Set down the records once more, please, exactly and with the pictures left out.

———

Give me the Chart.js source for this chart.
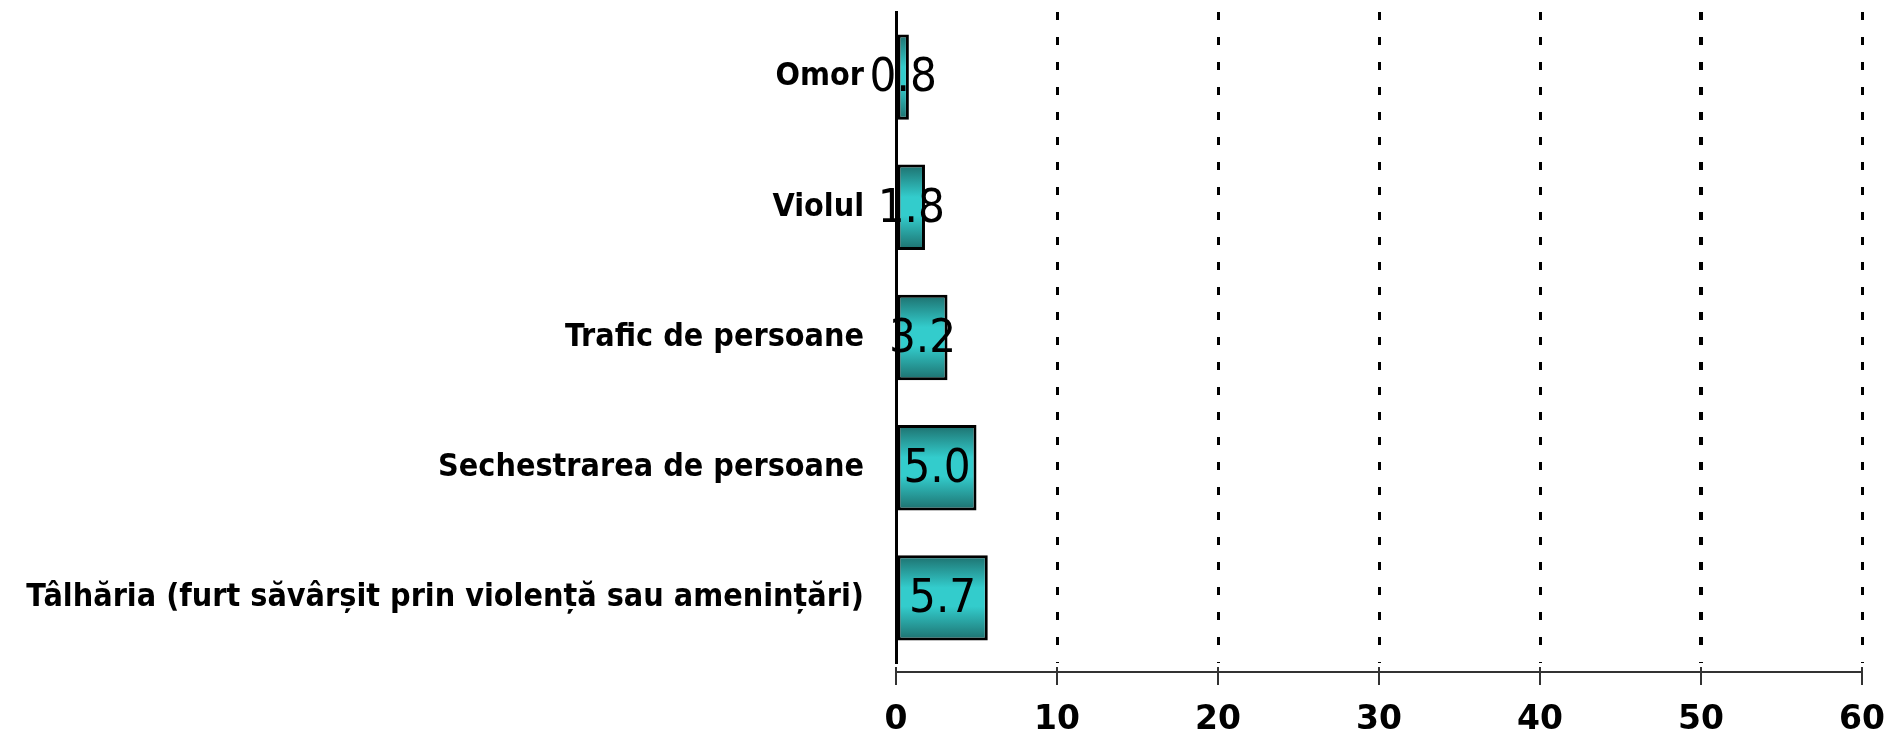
<!DOCTYPE html>
<html lang="ro">
<head>
    <meta charset="UTF-8">
    <title>Infracțiuni</title>
    <script src="https://cdn.jsdelivr.net/npm/chart.js"></script>
    <style>
        html, body { margin: 0; padding: 0; background: #fff; }
        .wrap { width: 1884px; height: 731px; }
    </style>
</head>
<body>
    <div class="wrap"><canvas id="crimeChart" width="1884" height="731"></canvas></div>

    <script>
        // Date
        const categories = [
            'Omor',
            'Violul',
            'Trafic de persoane',
            'Sechestrarea de persoane',
            'Tâlhăria (furt săvârșit prin violență sau amenințări)'
        ];
        const values = [0.8, 1.8, 3.2, 5.0, 5.7];
        const xTicks = [0, 10, 20, 30, 40, 50, 60];

        const narrow = "'Liberation Sans Narrow', 'DejaVu Sans Condensed', sans-serif";
        const barPct = 0.81;

        // vertical teal gradient across each bar
        function barFill(context) {
            const chart = context.chart;
            const yScale = chart.scales.y;
            if (!chart.chartArea || !yScale) return '#2fb5b3';
            const center = yScale.getPixelForValue(context.dataIndex);
            const half = (yScale.height / categories.length) * barPct * barPct / 2;
            const g = chart.ctx.createLinearGradient(0, center - half, 0, center + half);
            g.addColorStop(0, '#1d6f6d');
            g.addColorStop(0.38, '#33cccc');
            g.addColorStop(0.6, '#33cccc');
            g.addColorStop(1, '#1d6f6d');
            return g;
        }

        // value labels centred in the bars
        const valueLabels = {
            id: 'valueLabels',
            afterDatasetsDraw(chart) {
                const ctx = chart.ctx;
                const meta = chart.getDatasetMeta(0);
                ctx.save();
                ctx.font = '47px ' + narrow;
                ctx.fillStyle = '#000';
                ctx.textAlign = 'center';
                ctx.textBaseline = 'middle';
                meta.data.forEach((bar, i) => {
                    ctx.fillText(values[i].toFixed(1), (bar.x + bar.base) / 2, bar.y + 2);
                });
                ctx.restore();
            }
        };

        // detached x axis line with ticks below the plot
        const bottomAxis = {
            id: 'bottomAxis',
            afterDraw(chart) {
                const ctx = chart.ctx;
                const x = chart.scales.x;
                const y0 = chart.chartArea.bottom + 9;
                ctx.save();
                ctx.strokeStyle = '#333';
                ctx.lineWidth = 2;
                ctx.beginPath();
                ctx.moveTo(x.getPixelForValue(xTicks[0]), y0);
                ctx.lineTo(x.getPixelForValue(xTicks[xTicks.length - 1]), y0);
                xTicks.forEach(t => {
                    const px = x.getPixelForValue(t);
                    ctx.moveTo(px, y0 - 5);
                    ctx.lineTo(px, y0 + 13);
                });
                ctx.stroke();
                ctx.restore();
            }
        };

        const config = {
            type: 'bar',
            data: {
                labels: categories,
                datasets: [{
                    data: values,
                    backgroundColor: barFill,
                    borderColor: '#000',
                    borderWidth: 3,
                    borderSkipped: false,
                    barPercentage: barPct,
                    categoryPercentage: barPct
                }]
            },
            options: {
                indexAxis: 'y',
                responsive: false,
                animation: false,
                layout: { padding: { top: 12, right: 22, left: 0, bottom: 0 } },
                plugins: {
                    legend: { display: false },
                    tooltip: { enabled: false }
                },
                scales: {
                    x: {
                        min: 0,
                        max: 60,
                        afterBuildTicks: s => { s.ticks = xTicks.map(v => ({ value: v })); },
                        afterFit: s => {
                            s.height = 68;
                            s.paddingLeft = 0;
                            s.paddingRight = 0;
                        },
                        grid: {
                            drawTicks: false,
                            color: ctx => ctx.tick && ctx.tick.value === 0 ? 'rgba(0,0,0,0)' : '#000',
                            lineWidth: ctx => ctx.tick && ctx.tick.value === 50 ? 4 : 3
                        },
                        border: { display: false, dash: [8, 17] },
                        ticks: {
                            padding: 38,
                            color: '#000',
                            font: { family: "'DejaVu Sans', sans-serif", size: 33, weight: 'bold' }
                        }
                    },
                    y: {
                        afterFit: s => {
                            s.width = 896;
                            s.paddingTop = 0;
                            s.paddingBottom = 0;
                        },
                        grid: { display: false },
                        border: { display: true, color: '#000', width: 3 },
                        ticks: {
                            padding: 24,
                            color: '#000',
                            font: { family: narrow, size: 32, weight: 'bold' }
                        }
                    }
                }
            },
            plugins: [valueLabels, bottomAxis]
        };

        new Chart(document.getElementById('crimeChart'), config);
    </script>
</body>
</html>
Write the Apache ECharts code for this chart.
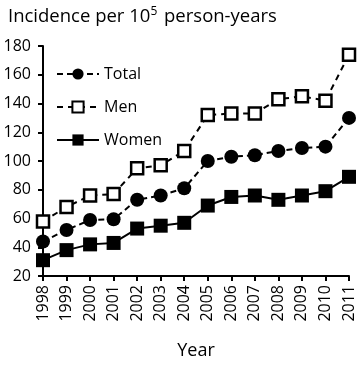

———

--- Full answer ---
Give me the Chart.js source for this chart.
<!DOCTYPE html>
<html lang="ro">
<head>
    <meta charset="UTF-8">
    <title>Infracțiuni</title>
    <script src="https://cdn.jsdelivr.net/npm/chart.js"></script>
    <style>
        html, body { margin: 0; padding: 0; background: #fff; }
        .wrap { width: 1884px; height: 731px; }
    </style>
</head>
<body>
    <div class="wrap"><canvas id="crimeChart" width="1884" height="731"></canvas></div>

    <script>
        // Date
        const categories = [
            'Omor',
            'Violul',
            'Trafic de persoane',
            'Sechestrarea de persoane',
            'Tâlhăria (furt săvârșit prin violență sau amenințări)'
        ];
        const values = [0.8, 1.8, 3.2, 5.0, 5.7];
        const xTicks = [0, 10, 20, 30, 40, 50, 60];

        const narrow = "'Liberation Sans Narrow', 'DejaVu Sans Condensed', sans-serif";
        const barPct = 0.81;

        // vertical teal gradient across each bar
        function barFill(context) {
            const chart = context.chart;
            const yScale = chart.scales.y;
            if (!chart.chartArea || !yScale) return '#2fb5b3';
            const center = yScale.getPixelForValue(context.dataIndex);
            const half = (yScale.height / categories.length) * barPct * barPct / 2;
            const g = chart.ctx.createLinearGradient(0, center - half, 0, center + half);
            g.addColorStop(0, '#1d6f6d');
            g.addColorStop(0.38, '#33cccc');
            g.addColorStop(0.6, '#33cccc');
            g.addColorStop(1, '#1d6f6d');
            return g;
        }

        // value labels centred in the bars
        const valueLabels = {
            id: 'valueLabels',
            afterDatasetsDraw(chart) {
                const ctx = chart.ctx;
                const meta = chart.getDatasetMeta(0);
                ctx.save();
                ctx.font = '47px ' + narrow;
                ctx.fillStyle = '#000';
                ctx.textAlign = 'center';
                ctx.textBaseline = 'middle';
                meta.data.forEach((bar, i) => {
                    ctx.fillText(values[i].toFixed(1), (bar.x + bar.base) / 2, bar.y + 2);
                });
                ctx.restore();
            }
        };

        // detached x axis line with ticks below the plot
        const bottomAxis = {
            id: 'bottomAxis',
            afterDraw(chart) {
                const ctx = chart.ctx;
                const x = chart.scales.x;
                const y0 = chart.chartArea.bottom + 9;
                ctx.save();
                ctx.strokeStyle = '#333';
                ctx.lineWidth = 2;
                ctx.beginPath();
                ctx.moveTo(x.getPixelForValue(xTicks[0]), y0);
                ctx.lineTo(x.getPixelForValue(xTicks[xTicks.length - 1]), y0);
                xTicks.forEach(t => {
                    const px = x.getPixelForValue(t);
                    ctx.moveTo(px, y0 - 5);
                    ctx.lineTo(px, y0 + 13);
                });
                ctx.stroke();
                ctx.restore();
            }
        };

        const config = {
            type: 'bar',
            data: {
                labels: categories,
                datasets: [{
                    data: values,
                    backgroundColor: barFill,
                    borderColor: '#000',
                    borderWidth: 3,
                    borderSkipped: false,
                    barPercentage: barPct,
                    categoryPercentage: barPct
                }]
            },
            options: {
                indexAxis: 'y',
                responsive: false,
                animation: false,
                layout: { padding: { top: 12, right: 22, left: 0, bottom: 0 } },
                plugins: {
                    legend: { display: false },
                    tooltip: { enabled: false }
                },
                scales: {
                    x: {
                        min: 0,
                        max: 60,
                        afterBuildTicks: s => { s.ticks = xTicks.map(v => ({ value: v })); },
                        afterFit: s => {
                            s.height = 68;
                            s.paddingLeft = 0;
                            s.paddingRight = 0;
                        },
                        grid: {
                            drawTicks: false,
                            color: ctx => ctx.tick && ctx.tick.value === 0 ? 'rgba(0,0,0,0)' : '#000',
                            lineWidth: ctx => ctx.tick && ctx.tick.value === 50 ? 4 : 3
                        },
                        border: { display: false, dash: [8, 17] },
                        ticks: {
                            padding: 38,
                            color: '#000',
                            font: { family: "'DejaVu Sans', sans-serif", size: 33, weight: 'bold' }
                        }
                    },
                    y: {
                        afterFit: s => {
                            s.width = 896;
                            s.paddingTop = 0;
                            s.paddingBottom = 0;
                        },
                        grid: { display: false },
                        border: { display: true, color: '#000', width: 3 },
                        ticks: {
                            padding: 24,
                            color: '#000',
                            font: { family: narrow, size: 32, weight: 'bold' }
                        }
                    }
                }
            },
            plugins: [valueLabels, bottomAxis]
        };

        new Chart(document.getElementById('crimeChart'), config);
    </script>
</body>
</html>
Write the Apache ECharts code for this chart.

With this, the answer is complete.